Over the past decade, though, Hong Kong has been the worst impacted among all jurisdictions in Asia. Only Nicaragua, Libya, Tanzania, Turkey, Burkina Faso and the disputed Eurasian territory of Nagorno-Karabakh have seen worse declines, the report says.

Yana Gorokhovskaia, research director for strategy and design at Freedom House, said the group deliberately separated out jurisdictions like Hong Kong given they were often home to the worst declines.

“In the last 10 years, the territory has declined by 26 points, [which is] more than a quarter of its entire score,” she said, adding that Freedom House had observed that “conflict over land, over sovereignty, over self determination have really imperiled political rights and civil liberties.”

“Among the biggest perpetrators of this repression is the Chinese Communist Party,” Gorokhovskaia said, linking Hong Kong to the situation in other disputed parts of China, including Tibet.

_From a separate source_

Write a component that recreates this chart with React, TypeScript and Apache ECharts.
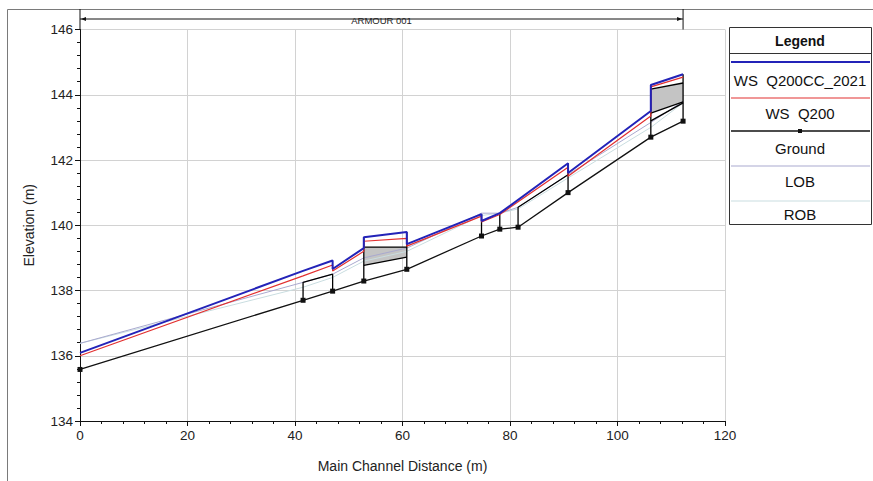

“In Tibet,” she said, “last year the CCP separated over a million children from their families and put them in state-run boarding schools, where … Chinese language and culture was forcefully inculcated.”

The report itself highlights Hong Kong and Tibet as “among the least free places on earth” due to the “exercise of unchecked power.”

Worsening picture

Globally, the “breadth and depth” of the decline in freedoms last year was significant, with political rights and civil liberties diminished in a total of 52 countries and improved in only 21. 

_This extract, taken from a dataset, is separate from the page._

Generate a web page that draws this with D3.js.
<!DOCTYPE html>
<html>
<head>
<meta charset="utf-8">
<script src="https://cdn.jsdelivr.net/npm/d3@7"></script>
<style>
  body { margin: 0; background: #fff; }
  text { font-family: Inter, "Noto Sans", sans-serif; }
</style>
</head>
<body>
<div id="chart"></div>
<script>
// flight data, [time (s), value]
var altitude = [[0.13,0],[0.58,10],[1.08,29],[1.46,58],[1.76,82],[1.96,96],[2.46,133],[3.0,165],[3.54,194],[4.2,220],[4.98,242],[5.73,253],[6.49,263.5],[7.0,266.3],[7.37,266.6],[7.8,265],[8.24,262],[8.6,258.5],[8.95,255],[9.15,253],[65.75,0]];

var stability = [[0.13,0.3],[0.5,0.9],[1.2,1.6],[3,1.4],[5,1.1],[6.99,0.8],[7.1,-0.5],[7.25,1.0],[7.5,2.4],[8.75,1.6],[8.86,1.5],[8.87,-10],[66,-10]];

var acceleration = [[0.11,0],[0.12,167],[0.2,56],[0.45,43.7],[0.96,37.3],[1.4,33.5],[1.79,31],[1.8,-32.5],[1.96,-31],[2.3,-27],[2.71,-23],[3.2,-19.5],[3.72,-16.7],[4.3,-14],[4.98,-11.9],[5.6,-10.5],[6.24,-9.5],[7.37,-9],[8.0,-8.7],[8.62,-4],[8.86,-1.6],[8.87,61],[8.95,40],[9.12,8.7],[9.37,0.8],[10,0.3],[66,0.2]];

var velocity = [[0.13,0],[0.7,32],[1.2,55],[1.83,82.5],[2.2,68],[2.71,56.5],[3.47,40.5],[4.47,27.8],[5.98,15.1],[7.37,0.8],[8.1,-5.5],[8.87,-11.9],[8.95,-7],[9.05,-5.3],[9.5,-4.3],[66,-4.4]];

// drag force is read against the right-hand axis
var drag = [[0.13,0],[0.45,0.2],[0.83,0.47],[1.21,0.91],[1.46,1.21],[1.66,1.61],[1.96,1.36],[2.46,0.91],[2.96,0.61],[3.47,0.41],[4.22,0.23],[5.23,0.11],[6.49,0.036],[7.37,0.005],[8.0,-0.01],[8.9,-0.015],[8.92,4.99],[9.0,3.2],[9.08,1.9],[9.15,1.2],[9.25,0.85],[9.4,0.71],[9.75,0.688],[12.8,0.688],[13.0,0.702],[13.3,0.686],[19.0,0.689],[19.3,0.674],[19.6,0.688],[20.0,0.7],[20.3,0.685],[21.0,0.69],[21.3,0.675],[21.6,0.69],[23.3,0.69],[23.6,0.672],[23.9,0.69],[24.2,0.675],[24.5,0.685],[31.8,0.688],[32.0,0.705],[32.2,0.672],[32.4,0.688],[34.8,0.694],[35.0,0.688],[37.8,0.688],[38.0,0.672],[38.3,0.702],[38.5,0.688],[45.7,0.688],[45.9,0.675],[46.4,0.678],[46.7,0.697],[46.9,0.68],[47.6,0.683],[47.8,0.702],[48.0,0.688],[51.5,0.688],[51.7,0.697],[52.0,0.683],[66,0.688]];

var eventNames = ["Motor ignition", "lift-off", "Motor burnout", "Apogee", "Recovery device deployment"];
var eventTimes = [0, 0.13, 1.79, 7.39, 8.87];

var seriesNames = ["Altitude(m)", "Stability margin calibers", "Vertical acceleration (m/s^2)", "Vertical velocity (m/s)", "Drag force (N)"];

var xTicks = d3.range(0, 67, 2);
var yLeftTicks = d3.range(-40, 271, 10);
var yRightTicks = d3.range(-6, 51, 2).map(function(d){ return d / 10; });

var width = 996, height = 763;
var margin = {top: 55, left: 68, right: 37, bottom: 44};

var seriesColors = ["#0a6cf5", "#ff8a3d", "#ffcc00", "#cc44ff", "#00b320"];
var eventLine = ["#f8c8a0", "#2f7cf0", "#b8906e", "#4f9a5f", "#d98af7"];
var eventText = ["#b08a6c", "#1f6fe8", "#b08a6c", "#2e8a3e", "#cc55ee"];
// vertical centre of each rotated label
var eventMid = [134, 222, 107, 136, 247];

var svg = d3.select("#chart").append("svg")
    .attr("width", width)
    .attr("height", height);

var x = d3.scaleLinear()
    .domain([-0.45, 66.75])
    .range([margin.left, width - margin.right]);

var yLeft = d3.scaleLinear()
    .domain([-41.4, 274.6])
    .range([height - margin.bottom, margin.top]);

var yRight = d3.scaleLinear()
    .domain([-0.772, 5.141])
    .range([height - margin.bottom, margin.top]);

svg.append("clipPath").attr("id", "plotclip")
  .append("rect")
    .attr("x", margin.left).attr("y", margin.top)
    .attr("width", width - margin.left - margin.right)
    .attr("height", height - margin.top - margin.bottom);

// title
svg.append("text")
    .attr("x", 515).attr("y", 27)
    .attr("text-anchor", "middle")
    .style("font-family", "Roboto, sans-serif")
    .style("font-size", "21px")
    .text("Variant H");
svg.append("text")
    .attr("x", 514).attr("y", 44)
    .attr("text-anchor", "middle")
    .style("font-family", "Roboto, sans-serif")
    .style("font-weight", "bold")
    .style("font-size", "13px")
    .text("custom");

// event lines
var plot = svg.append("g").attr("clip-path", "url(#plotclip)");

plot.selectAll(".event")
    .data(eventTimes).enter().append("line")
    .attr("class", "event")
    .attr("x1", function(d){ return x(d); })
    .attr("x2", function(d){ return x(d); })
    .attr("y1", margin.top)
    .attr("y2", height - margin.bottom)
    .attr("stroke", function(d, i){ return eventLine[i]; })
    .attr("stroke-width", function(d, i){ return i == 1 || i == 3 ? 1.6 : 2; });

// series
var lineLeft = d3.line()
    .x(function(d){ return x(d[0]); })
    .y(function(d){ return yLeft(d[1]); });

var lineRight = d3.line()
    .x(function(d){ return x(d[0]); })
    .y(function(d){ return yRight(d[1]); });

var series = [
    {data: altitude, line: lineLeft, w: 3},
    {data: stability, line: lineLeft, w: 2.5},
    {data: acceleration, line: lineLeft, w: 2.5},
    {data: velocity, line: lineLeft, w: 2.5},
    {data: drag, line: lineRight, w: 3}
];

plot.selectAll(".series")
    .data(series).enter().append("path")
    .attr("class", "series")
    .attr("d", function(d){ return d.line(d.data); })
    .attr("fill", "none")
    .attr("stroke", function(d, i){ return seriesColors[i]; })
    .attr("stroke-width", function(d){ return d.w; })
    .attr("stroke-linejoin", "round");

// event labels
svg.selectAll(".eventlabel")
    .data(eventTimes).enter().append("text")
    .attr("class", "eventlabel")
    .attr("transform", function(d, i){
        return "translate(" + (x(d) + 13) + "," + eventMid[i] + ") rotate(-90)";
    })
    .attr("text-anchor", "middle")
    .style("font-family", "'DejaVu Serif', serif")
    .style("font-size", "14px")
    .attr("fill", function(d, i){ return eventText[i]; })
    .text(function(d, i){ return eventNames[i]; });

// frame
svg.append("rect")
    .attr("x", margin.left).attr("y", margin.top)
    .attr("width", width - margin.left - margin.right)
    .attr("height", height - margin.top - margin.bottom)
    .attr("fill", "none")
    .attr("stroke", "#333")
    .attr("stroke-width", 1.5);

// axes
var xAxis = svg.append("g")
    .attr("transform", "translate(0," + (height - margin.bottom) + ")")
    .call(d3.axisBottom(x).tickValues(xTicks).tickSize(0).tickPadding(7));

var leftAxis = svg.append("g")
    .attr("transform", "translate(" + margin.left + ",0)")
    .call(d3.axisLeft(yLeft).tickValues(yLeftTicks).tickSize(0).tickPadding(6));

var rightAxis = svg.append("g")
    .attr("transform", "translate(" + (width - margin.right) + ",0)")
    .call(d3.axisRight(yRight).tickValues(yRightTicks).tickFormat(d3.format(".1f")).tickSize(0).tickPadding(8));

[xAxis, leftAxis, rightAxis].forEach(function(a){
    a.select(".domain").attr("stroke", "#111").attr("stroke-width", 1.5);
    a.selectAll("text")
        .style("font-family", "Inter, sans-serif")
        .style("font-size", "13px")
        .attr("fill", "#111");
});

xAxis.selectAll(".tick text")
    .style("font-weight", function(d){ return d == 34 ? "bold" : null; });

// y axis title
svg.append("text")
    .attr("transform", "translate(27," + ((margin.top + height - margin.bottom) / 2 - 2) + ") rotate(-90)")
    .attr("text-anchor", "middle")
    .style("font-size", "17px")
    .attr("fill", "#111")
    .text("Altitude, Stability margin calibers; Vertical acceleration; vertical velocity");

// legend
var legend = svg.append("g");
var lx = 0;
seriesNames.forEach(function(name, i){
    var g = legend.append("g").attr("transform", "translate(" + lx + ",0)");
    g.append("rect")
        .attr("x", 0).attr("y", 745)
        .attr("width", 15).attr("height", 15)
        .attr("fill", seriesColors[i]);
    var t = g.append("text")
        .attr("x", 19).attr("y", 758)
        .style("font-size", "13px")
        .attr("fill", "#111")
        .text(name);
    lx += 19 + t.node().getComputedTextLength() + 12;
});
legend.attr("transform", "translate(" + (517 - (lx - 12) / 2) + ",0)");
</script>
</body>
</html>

“I wish I had better news to share,” Adrian Shahbaz, the vice president of research and analysis at Freedom House, said at the launch of the report, noting it was the 18th straight year of declines.

The last improvement was recorded in the report for 2004.

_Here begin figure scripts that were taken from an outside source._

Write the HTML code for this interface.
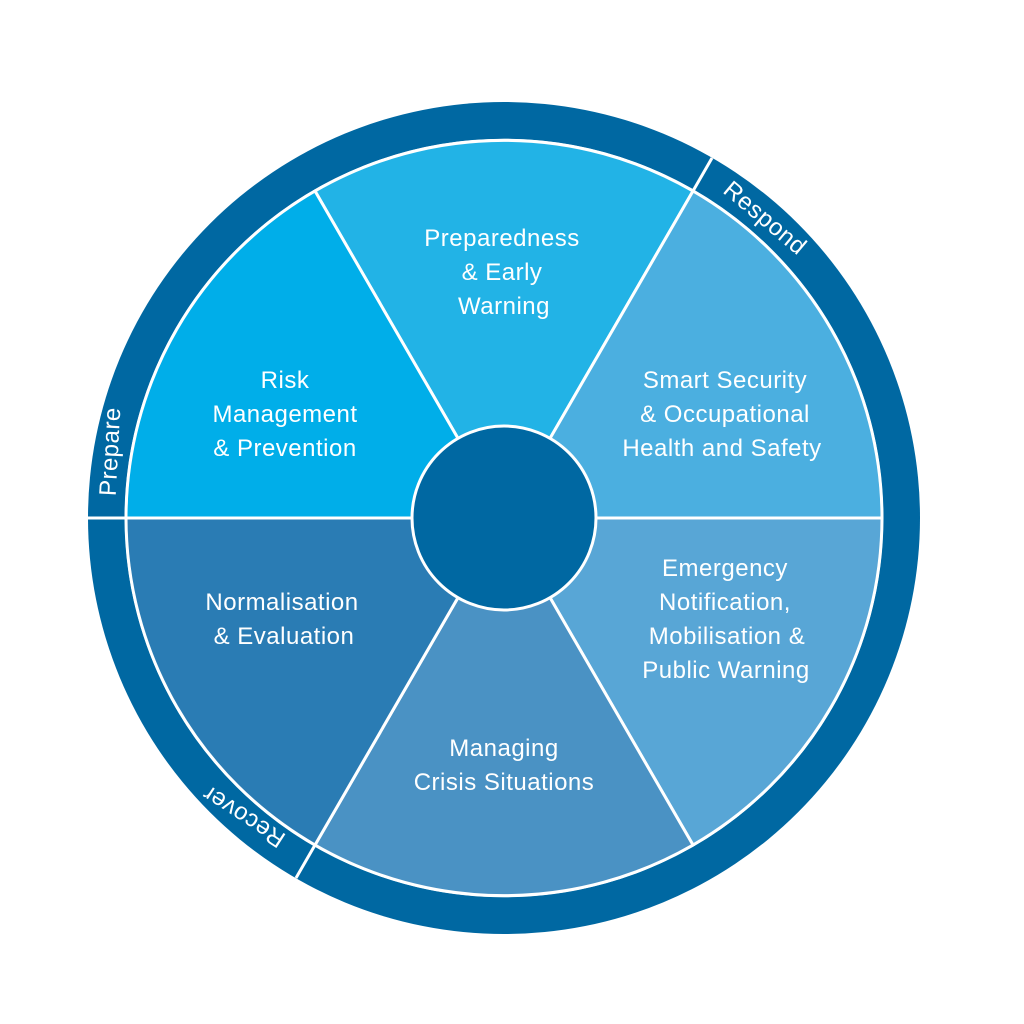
<!DOCTYPE html>
<html><head><meta charset="utf-8"><style>
html,body{margin:0;padding:0;background:#fff;}
svg{display:block;}
text{font-family:"Liberation Sans",sans-serif;fill:#fff;font-size:24px;text-anchor:middle;letter-spacing:0.5px;}
</style></head><body>
<svg width="1024" height="1024" viewBox="0 0 1024 1024">
<circle cx="504" cy="518" r="416" fill="#0068a2"/>
<g stroke="#fff" stroke-width="3">
<path d="M504 518 L315 191 A378 378 0 0 1 693 191 Z" fill="#22b3e6"/>
<path d="M504 518 L126 518 A378 378 0 0 1 315 191 Z" fill="#00aee9"/>
<path d="M504 518 L693 191 A378 378 0 0 1 882 518 Z" fill="#4bafe0"/>
<path d="M504 518 L882 518 A378 378 0 0 1 693 845 Z" fill="#58a6d6"/>
<path d="M504 518 L693 845 A378 378 0 0 1 315 845 Z" fill="#4a92c4"/>
<path d="M504 518 L315 845 A378 378 0 0 1 126 518 Z" fill="#2a7cb4"/>
</g>
<circle cx="504" cy="518" r="378" fill="none" stroke="#fff" stroke-width="2.5"/>
<circle cx="504" cy="518" r="92" fill="#0068a2" stroke="#fff" stroke-width="3"/>
<g stroke="#fff" stroke-width="3">
<line x1="88" y1="518" x2="126" y2="518"/>
<line x1="693" y1="191" x2="712" y2="158"/>
<line x1="315" y1="845" x2="296" y2="878"/>
</g>
<text transform="translate(118,452) rotate(-87)">Prepare</text>
<text transform="translate(760,224) rotate(40)">Respond</text>
<text transform="translate(248,810) rotate(-147)">Recover</text>
<text x="502" y="246">Preparedness</text>
<text x="502" y="280">&amp; Early</text>
<text x="504" y="314">Warning</text>
<text x="285" y="388">Risk</text>
<text x="285" y="422">Management</text>
<text x="285" y="456">&amp; Prevention</text>
<text x="725" y="388">Smart Security</text>
<text x="725" y="422">&amp; Occupational</text>
<text x="722" y="456">Health and Safety</text>
<text x="282" y="610">Normalisation</text>
<text x="284" y="644">&amp; Evaluation</text>
<text x="725" y="576">Emergency</text>
<text x="725" y="610">Notification,</text>
<text x="727" y="644">Mobilisation &amp;</text>
<text x="726" y="678">Public Warning</text>
<text x="504" y="756">Managing</text>
<text x="504" y="790">Crisis Situations</text>
</svg>
</body></html>
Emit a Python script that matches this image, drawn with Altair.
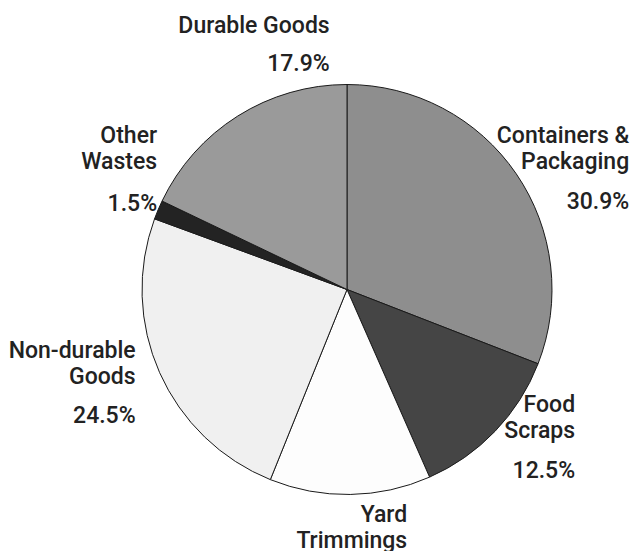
import altair as alt
import pandas as pd

# Data
categories = ["Containers & Packaging", "Food Scraps", "Yard Trimmings",
              "Non-durable Goods", "Other Wastes", "Durable Goods"]
values = [30.9, 12.5, 12.7, 24.5, 1.5, 17.9]
name_lines = [["Containers &", "Packaging"], ["Food", "Scraps"], ["Yard", "Trimmings"],
              ["Non-durable", "Goods"], ["Other", "Wastes"], ["Durable Goods"]]
pct_labels = ["30.9%", "12.5%", "", "24.5%", "1.5%", "17.9%"]

# Styles (kept apart from data)
fills = ["#8e8e8e", "#454545", "#fdfdfd", "#f0f0f0", "#232323", "#9a9a9a"]
# label offsets from the slice's rim point (dx, dy_first_name_line, dy_pct)
offsets = {
    "Containers & Packaging": (113, -38, 28),
    "Food Scraps": (80, -26, 40),
    "Yard Trimmings": (57, 21, None),
    "Non-durable Goods": (-24, -22, 43),
    "Other Wastes": (-1, -74, -6),
    "Durable Goods": (92, -90, -52),
}

df = pd.DataFrame({"category": categories, "value": values,
                   "order": list(range(len(categories)))})
df["mid"] = df["value"].cumsum() - df["value"] / 2
df["name"] = ["\n".join(l) for l in name_lines]
df["pct"] = pct_labels

R = 205
FONT = "Roboto"
FS = 23
theta_scale = alt.Scale(domain=[0, 100])

pie = alt.Chart(df).mark_arc(stroke="#1a1a1a", strokeWidth=1, outerRadius=R).encode(
    theta=alt.Theta("value:Q", stack=True, scale=theta_scale),
    color=alt.Color("category:N", scale=alt.Scale(domain=categories, range=fills), legend=None),
    order=alt.Order("order:Q"),
)

layers = [pie]
for cat in categories:
    dx, dyn, dyp = offsets[cat]
    base = alt.Chart(df).transform_filter(alt.datum.category == cat)
    layers.append(
        base.mark_text(align="right", baseline="middle", dx=dx, dy=dyn, font=FONT,
                       fontSize=FS, fontWeight=500, color="#222222", lineBreak="\n",
                       lineHeight=26).encode(
            theta=alt.Theta("mid:Q", stack=False, scale=theta_scale),
            radius=alt.value(R),
            text="name:N",
        )
    )
    if dyp is not None:
        layers.append(
            base.mark_text(align="right", baseline="middle", dx=dx, dy=dyp, font=FONT,
                           fontSize=FS, fontWeight=500, color="#222222").encode(
                theta=alt.Theta("mid:Q", stack=False, scale=theta_scale),
                radius=alt.value(R),
                text="pct:N",
            )
        )

chart = alt.layer(*layers).properties(
    width=574, height=523,
    padding={"left": 60, "right": 0, "top": 28, "bottom": 0},
    autosize=alt.AutoSizeParams(type="none"),
    background="white",
).configure_view(stroke=None)

chart.save("out.html", embed_options={"renderer": "svg", "actions": False})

A relatively slower rate of decline in freedoms recorded in last year’s report created hope “for a possible turning point in global freedom” in 2023 but, in the end, that was not to be, Shahbaz explained.

In fact, the 52 countries that saw declines last year accounted for 22% of the world’s population, he said, while the 21 countries that saw improvements “translates to only 7% of the global population.”

“That’s the lowest since the current decline began in 2005,” he said.

Elections and freedom

The general decline in freedom around the world was “driven by attacks on pluralism,” which it defines as the peaceful coexistence of people with different political ideas, religions or ethnic identities.

“Ongoing attacks on pluralism have the potential to fuel voter apathy, further division, and even violence, as they undercut the promise that democracy can deliver for everyone and that diversity of political ideas, belief, and ethnicity is a source of strength,” the report says.

“If democracies do not respond to these challenges, more of the world’s people will be denied fundamental freedoms in 2025,” it says.

Thailand and Myanmar, for instance, were the 20th and 21st worst impacted over the past decade, the report says, having both suffered from military coups in 2014 and 2021 and, in the case of Thailand, the 2017 rewriting of the constitution by the military government.

But Thailand, which held elections that led to a change of government last year, improved slightly in this year’s report and “edged over the line from Not Free to Partly Free thanks to more competitive elections,” even though a military-drafted constitution limited their scope.


By contrast, the report lauds Fiji, Bhutan and Nepal as being among few countries in the world where “there were several meaningful improvements” due to the reintroduction of meaningful elections.

Fiji, it says, “experienced the world’s largest score improvement for 2023 thanks to a smooth transfer of power after watershed elections in late 2022,” helping reverse a downward trend since a 2006 coup.

“In Nepal,” it adds, “a new amendment to the Citizenship Act allowed more than 400,000 stateless individuals born in Nepal to officially become Nepali citizens and participate in the country’s politics.” 

It also notes Bhutan, a country of about 730,000 lying between India and China just to the west of Nepal, held competitive elections last year that “featured robust competition among five different parties.” 

The rise of a new party, it adds, and “the defeat of two well-established parties marked a step forward for political pluralism in the kingdom, where freedom has been steadily improving over the past decade.”

Finally, the report highlights Taiwan, the self-governing island claimed as sovereign territory by China, as a beacon of democracy, having organized competitive elections in January this year that even saw the emergence of a new parliamentary challenger to the government.

Supporting democracy

Despite all the bad news, Gorokhovskaia said Freedom House believed the report’s focus on elections contained key lessons for advocates for freedom around the world – especially in a year where nearly half the world’s population is set to head to the polls.

“In this unprecedented year of elections, the most important thing that democracies can do,” she said, “is commit to free and fair elections at home and stand up for the same abroad – that means quickly and forcefully condemning coups, power grabs, any efforts to manipulate elections, as well as any efforts to deny the outcome of elections.”

“Democratic government must champion international law and be advocates of the peaceful resolution of conflict,” she added.